JERUSALEM, Feb. 28 (JTA) – It’s not clear if the Labor Party’s decision to join a unity government will turn out to be a blessing or a curse for Prime Minister–elect Ariel Sharon.

Most observers hailed Labor’s decision Monday as a sign that Israel’s recent political instability could be moving toward resolution. But a procedural motion passed at the same meeting threatens to throw a wrench into Sharon’s plans.

Sharon has promised Labor eight portfolios in his government, including two of the heavyweight jobs, foreign affairs and defense.

The other posts are agriculture; transportation; industry and trade; science, culture and sport; and two ministerships without portfolio. In addition, Labor will receive three deputy–minister appointments.

On Monday, however, Labor’s Central Committee voted that it will decide who will fill which position, creating the possibility that Sharon may find Labor’s picks unacceptable.

The 1,650–person Central Committee was scheduled to meet again Friday to choose Labor’s roster.

Shimon Peres, who spearheaded the effort to steer Labor toward a unity government and has been angling for the foreign affairs portfolio, preferred that senior party members draw up their own list.
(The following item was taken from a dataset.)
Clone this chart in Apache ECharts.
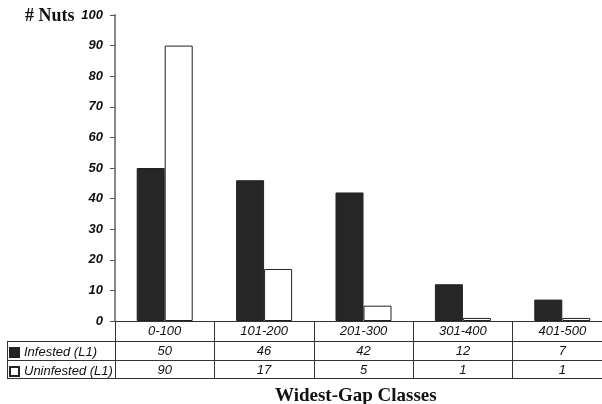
<!DOCTYPE html>
<html>
<head>
<meta charset="utf-8">
<script src="https://cdn.jsdelivr.net/npm/echarts@6/dist/echarts.min.js"></script>
<style>html,body{margin:0;padding:0;background:#fff}#c{width:602px;height:404px}</style>
</head>
<body>
<div id="c"></div>
<script>
var categories = ['0-100', '101-200', '201-300', '301-400', '401-500'];
var infested = [50, 46, 42, 12, 7];
var uninfested = [90, 17, 5, 1, 1];
var seriesNames = ['Infested (L1)', 'Uninfested (L1)'];
var yTicks = {min: 0, max: 100, interval: 10};

var chart = echarts.init(document.getElementById('c'));
var lineCol = '#333';
var sans = 'Liberation Sans';

function tableAxis(offset, values, tickLen, showLabel) {
  return {
    type: 'category', gridIndex: 0, position: 'bottom', offset: offset,
    data: categories,
    axisLine: {show: true, lineStyle: {color: lineCol, width: 1}},
    axisTick: {show: tickLen > 0, length: tickLen, inside: false, lineStyle: {color: lineCol, width: 1}},
    axisLabel: {
      show: showLabel, margin: 4, interval: 0,
      fontFamily: sans, fontStyle: 'italic', fontSize: 13, color: '#111',
      formatter: function (v, i) { return values ? String(values[i]) : v; }
    },
    splitLine: {show: false}
  };
}

chart.setOption({
  animation: false,
  grid: {left: 115, width: 497, top: 15, height: 306, containLabel: false, outerBoundsMode: 'none'},
  legend: {
    orient: 'vertical', left: 9, top: 346, padding: 0,
    itemWidth: 9, itemHeight: 9, itemGap: 6, textGap: 8,
    icon: 'rect',
    textStyle: {fontFamily: sans, fontStyle: 'italic', fontSize: 13, color: '#111'},
    data: seriesNames
  },
  xAxis: [
    tableAxis(0, null, 20, true),
    tableAxis(20, infested, 19, true),
    tableAxis(39, uninfested, 18, true),
    tableAxis(57, null, 0, false)
  ],
  yAxis: {
    type: 'value', min: yTicks.min, max: yTicks.max, interval: yTicks.interval,
    axisLine: {show: true, lineStyle: {color: '#888', width: 2}},
    axisTick: {show: true, length: 5, inside: false, lineStyle: {color: '#555', width: 1}},
    axisLabel: {margin: 12, fontFamily: sans, fontStyle: 'italic', fontWeight: 'bold', fontSize: 13, color: '#111'},
    splitLine: {show: false}
  },
  series: [
    {name: seriesNames[0], type: 'bar', xAxisIndex: 0, data: infested, barWidth: 28, barGap: '0%',
     itemStyle: {color: '#262626', borderColor: '#222', borderWidth: 1}},
    {name: seriesNames[1], type: 'bar', xAxisIndex: 0, data: uninfested, barWidth: 28, barGap: '0%',
     itemStyle: {color: '#ffffff', borderColor: '#222', borderWidth: 1}}
  ],
  graphic: [
    {type: 'text', left: 25, top: 7, style: {text: '# Nuts', font: 'bold 18px "Liberation Serif"', fill: '#111'}},
    {type: 'text', left: 275, top: 387, style: {text: 'Widest-Gap Classes', font: 'bold 19px "Liberation Serif"', fill: '#111'}},
    {type: 'line', shape: {x1: 7, y1: 341.5, x2: 115, y2: 341.5}, style: {stroke: lineCol, lineWidth: 1}},
    {type: 'line', shape: {x1: 7, y1: 360.5, x2: 115, y2: 360.5}, style: {stroke: lineCol, lineWidth: 1}},
    {type: 'line', shape: {x1: 7, y1: 378.5, x2: 115, y2: 378.5}, style: {stroke: lineCol, lineWidth: 1}},
    {type: 'line', shape: {x1: 7.5, y1: 341, x2: 7.5, y2: 379}, style: {stroke: lineCol, lineWidth: 1}}
  ]
});
</script>
</body>
</html>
But Peres’ motion was voted down at Monday’s meeting.

This has prompted speculation that the vote could turn into a settling of scores within the embattled party, which has been rent with infighting since Prime Minister Ehud Barak’s overwhelming election loss to Sharon on Feb. 6.

Sources close to Sharon said the prime minister–elect does not want to meddle in Labor affairs, but will not necessarily accept Labor’s dictates for important Cabinet posts, especially defense.
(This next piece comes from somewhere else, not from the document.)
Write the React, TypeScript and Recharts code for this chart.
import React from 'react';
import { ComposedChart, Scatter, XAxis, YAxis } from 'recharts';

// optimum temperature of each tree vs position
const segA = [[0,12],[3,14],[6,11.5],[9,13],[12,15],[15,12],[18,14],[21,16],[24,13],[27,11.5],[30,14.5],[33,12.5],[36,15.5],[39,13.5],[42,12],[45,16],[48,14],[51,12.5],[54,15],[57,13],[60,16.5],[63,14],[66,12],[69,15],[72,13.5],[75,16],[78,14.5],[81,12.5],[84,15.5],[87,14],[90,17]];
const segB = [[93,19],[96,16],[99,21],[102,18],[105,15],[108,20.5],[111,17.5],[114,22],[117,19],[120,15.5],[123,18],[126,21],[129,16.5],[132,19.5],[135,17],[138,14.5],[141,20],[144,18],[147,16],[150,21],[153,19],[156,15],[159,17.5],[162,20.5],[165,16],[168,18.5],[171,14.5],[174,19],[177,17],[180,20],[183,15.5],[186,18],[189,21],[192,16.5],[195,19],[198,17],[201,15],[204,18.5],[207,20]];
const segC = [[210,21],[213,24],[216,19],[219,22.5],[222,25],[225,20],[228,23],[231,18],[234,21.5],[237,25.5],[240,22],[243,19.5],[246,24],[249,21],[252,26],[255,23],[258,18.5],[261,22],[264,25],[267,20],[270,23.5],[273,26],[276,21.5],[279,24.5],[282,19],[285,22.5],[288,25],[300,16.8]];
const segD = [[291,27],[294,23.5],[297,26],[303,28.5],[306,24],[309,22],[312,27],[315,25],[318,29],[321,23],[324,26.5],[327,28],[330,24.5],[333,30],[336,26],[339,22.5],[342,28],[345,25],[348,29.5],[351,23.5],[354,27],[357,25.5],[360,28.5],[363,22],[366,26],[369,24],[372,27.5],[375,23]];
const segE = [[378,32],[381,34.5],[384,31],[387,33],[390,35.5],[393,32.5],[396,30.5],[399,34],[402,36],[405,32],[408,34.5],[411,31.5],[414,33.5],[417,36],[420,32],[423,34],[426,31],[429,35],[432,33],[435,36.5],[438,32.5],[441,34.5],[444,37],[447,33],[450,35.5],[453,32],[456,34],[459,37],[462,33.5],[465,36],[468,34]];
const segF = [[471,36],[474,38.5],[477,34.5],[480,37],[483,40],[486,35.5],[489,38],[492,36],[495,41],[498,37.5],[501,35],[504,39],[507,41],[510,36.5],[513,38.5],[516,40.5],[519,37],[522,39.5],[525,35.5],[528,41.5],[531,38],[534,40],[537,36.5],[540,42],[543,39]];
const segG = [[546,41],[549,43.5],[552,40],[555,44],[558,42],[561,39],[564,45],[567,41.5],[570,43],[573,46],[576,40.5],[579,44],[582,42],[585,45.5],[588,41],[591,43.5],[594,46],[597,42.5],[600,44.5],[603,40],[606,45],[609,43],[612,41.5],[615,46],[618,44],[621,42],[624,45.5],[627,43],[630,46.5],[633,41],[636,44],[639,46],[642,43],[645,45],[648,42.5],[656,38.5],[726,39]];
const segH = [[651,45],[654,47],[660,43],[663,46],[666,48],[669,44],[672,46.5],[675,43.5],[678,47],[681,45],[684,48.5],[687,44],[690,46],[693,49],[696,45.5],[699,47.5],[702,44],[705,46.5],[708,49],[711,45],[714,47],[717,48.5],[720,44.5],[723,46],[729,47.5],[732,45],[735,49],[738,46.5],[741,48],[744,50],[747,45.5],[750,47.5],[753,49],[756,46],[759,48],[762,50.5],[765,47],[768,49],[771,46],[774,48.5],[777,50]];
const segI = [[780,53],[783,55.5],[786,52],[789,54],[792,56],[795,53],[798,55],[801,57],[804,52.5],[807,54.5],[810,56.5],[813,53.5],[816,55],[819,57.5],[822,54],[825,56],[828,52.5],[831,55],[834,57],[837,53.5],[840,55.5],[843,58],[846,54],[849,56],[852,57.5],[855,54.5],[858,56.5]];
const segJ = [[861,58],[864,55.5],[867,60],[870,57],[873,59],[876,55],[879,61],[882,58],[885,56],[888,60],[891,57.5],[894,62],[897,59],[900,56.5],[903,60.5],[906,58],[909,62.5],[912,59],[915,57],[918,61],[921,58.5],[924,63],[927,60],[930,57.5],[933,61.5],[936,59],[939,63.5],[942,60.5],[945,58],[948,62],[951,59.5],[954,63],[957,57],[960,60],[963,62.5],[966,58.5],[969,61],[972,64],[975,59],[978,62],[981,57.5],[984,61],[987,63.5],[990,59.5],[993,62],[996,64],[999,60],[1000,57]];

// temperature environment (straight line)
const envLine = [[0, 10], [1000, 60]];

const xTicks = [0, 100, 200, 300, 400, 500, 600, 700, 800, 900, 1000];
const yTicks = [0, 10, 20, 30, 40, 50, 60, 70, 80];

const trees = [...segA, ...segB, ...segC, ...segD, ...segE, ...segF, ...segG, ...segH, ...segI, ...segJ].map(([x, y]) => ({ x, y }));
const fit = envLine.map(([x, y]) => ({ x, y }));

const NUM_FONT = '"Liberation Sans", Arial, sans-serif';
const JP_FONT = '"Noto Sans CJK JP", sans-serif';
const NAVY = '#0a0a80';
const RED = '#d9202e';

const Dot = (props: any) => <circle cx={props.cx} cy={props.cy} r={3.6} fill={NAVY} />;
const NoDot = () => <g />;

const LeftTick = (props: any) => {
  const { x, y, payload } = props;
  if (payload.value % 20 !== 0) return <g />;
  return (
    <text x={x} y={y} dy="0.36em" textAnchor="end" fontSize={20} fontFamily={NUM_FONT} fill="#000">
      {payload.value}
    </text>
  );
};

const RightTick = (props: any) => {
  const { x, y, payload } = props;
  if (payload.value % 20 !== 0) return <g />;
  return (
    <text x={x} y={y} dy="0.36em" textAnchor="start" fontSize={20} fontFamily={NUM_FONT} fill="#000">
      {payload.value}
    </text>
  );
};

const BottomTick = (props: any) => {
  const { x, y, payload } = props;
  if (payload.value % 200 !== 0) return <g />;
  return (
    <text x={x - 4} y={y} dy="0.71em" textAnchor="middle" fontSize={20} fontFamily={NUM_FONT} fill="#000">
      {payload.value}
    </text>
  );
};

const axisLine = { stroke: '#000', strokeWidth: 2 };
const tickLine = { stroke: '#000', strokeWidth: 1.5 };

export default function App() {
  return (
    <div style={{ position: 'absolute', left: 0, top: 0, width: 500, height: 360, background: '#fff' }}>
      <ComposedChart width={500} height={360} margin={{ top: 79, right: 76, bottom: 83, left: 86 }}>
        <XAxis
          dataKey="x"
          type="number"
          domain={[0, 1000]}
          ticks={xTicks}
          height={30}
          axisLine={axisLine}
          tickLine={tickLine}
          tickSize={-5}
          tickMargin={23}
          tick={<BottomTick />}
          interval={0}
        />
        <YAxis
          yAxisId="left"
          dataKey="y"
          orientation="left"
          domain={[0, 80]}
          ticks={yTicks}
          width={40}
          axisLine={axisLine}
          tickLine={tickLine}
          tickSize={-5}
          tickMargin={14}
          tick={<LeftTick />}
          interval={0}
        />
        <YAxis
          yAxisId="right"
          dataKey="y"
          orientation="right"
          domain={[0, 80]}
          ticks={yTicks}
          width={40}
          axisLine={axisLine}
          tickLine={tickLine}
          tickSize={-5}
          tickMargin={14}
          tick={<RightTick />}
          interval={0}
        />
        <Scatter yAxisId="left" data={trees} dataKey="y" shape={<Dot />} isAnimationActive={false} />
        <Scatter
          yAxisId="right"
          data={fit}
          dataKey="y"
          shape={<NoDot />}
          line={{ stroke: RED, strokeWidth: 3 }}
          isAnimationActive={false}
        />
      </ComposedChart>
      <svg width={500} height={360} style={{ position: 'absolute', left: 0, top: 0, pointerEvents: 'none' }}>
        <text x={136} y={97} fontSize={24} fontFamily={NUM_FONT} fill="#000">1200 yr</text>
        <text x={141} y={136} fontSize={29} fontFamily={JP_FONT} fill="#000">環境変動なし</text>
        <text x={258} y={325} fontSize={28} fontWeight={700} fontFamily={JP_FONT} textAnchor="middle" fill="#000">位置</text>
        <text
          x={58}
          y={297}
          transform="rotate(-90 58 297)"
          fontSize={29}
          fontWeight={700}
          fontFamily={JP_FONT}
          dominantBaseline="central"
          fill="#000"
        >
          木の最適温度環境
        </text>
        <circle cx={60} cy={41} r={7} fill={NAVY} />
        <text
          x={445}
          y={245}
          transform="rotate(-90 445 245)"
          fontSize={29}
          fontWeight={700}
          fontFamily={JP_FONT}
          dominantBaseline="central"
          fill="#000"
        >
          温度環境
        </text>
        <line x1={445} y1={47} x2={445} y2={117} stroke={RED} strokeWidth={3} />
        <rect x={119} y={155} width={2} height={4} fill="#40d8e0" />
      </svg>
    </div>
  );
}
“We hope the Labor Party will choose people who are suited to the positions and will take into account that these individuals will have to serve in the government and in accordance with its positions and purposes,” Jerusalem Mayor Ehud Olmert, a senior coalition negotiator for Sharon, told Israel Radio.

Olmert suggested an unworkable scenario in which Labor might propose that Foreign Minister Shlomo Ben–Ami – who negotiated the far–reaching concessions Barak presented to the Palestinians – continue in his post under Sharon.
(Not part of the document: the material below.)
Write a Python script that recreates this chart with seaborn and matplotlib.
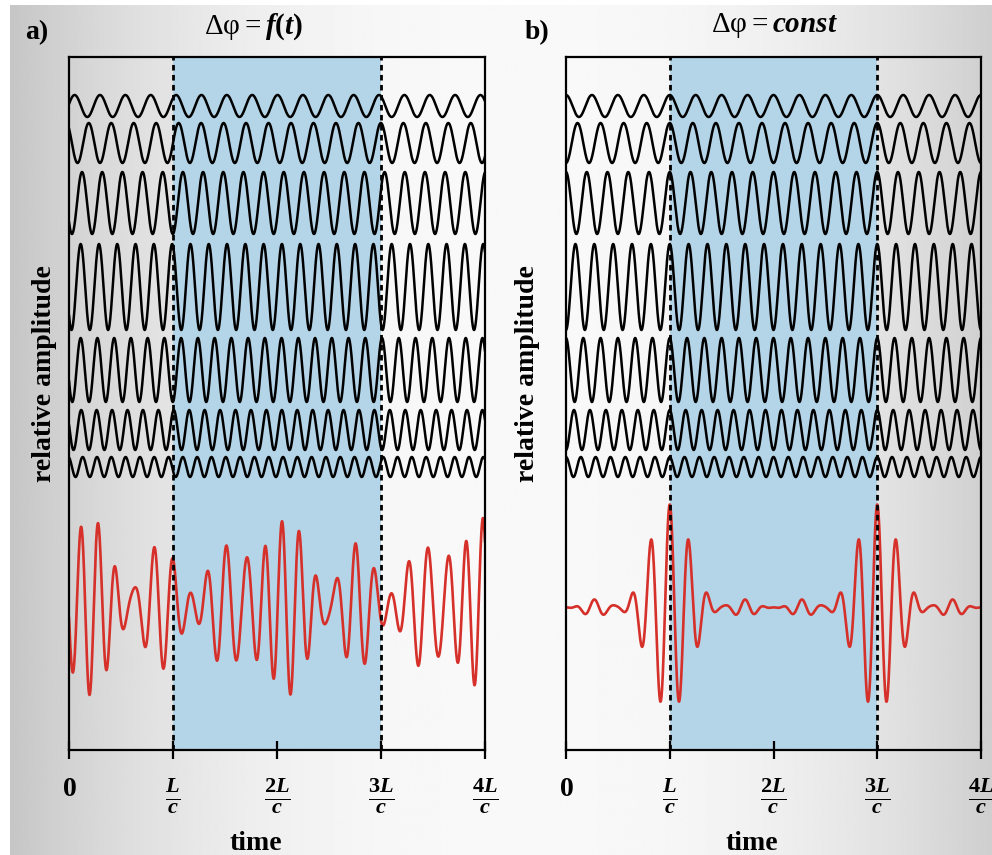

On Tuesday morning, senior Labor members met at Peres’ office to discuss amending the Central Committee decision so that they can choose the party’s Cabinet members. The meeting ended without resolution.

Sharon has until the end of March to present a government. Should the unity effort fail, he can form a narrow coalition with right–wing and religious factions.

Indeed, he resumed negotiations with them on Tuesday as the implications of the Labor vote on the Cabinet positions became clear.

But Sharon’s other potential partners also are grumbling over the distribution of Cabinet posts and parliamentary committee appointments.

The National Religious Party said Tuesday it wants the education portfolio, which the Likud has pledged to keep for itself.

Shas, the large, fervently Orthodox Sephardi party, is engaged in a heated struggle for the powerful Interior Ministry – which handles issues of religious and personal status – with Yisrael Ba’Aliyah, a Russian immigrant party.

As the third–largest Knesset faction with 17 seats, Shas will receive a total of five ministries.

With just Labor and Shas in his coalition, Sharon would only have 58 of the 120 Knesset seats, but could presumably count on right–wing and religious parties to keep him in power, at least in the short term.

A tug–of–war also has erupted over the chairmanship of the Knesset’s influential law committee. Avigdor Lieberman said his right–wing Israel, Our Home–National Union faction may not join Sharon’s coalition if it does not receive the chairmanship.

The post initially was promised to Lieberman’s faction, but he learned this week that Likud and Labor have agreed to rotate the chairmanship between themselves.

Shas and the fervently Orthodox United Torah Judaism also have demanded the committee chairmanship.

One reason for Lieberman’s stance is the fact that the law committee must vet legislation to repeal the direct election of the prime minister, a system that has benefited Lieberman’s political patron, former Prime Minister Benjamin Netanyahu.

This week, the committee approved 14 clauses to legislation that would cancel the direct election system.

Critics blame the system, which enables voters to cast separate ballots for prime minister and political parties, for strengthening smaller parties and creating political paralysis in the Parliament.

First implemented in 1996, when the telegenic Netanyahu defeated Peres in a stunning upset, opposition to the system has grown in recent years.

The bill to repeal the direct election has already won preliminary approval in the Knesset, and reports said the legislation could be presented as early as next week for second and final readings in the full Knesset.

On Wednesday, however, Shas, National Religious Party, Israel, Our Home–National Union and Yisrael Ba’Aliyah all said they would not join the government unless Sharon agreed to postpone any cancellation of the direct election system until the election currently scheduled for 2007.

In other political developments, the Center Party, which was formed prior to the 1999 elections, decided to split into two separate factions.

Dovish members, including Dalia Rabin Pelosoff, Uri Savir and cabinet minister Amnon Lipkin–Shahak, said they were forming a new faction, “The New Way.”

Dan Meridor, who left the Likud to join the Center Party, has been mooted as a possible minister in Sharon’s government.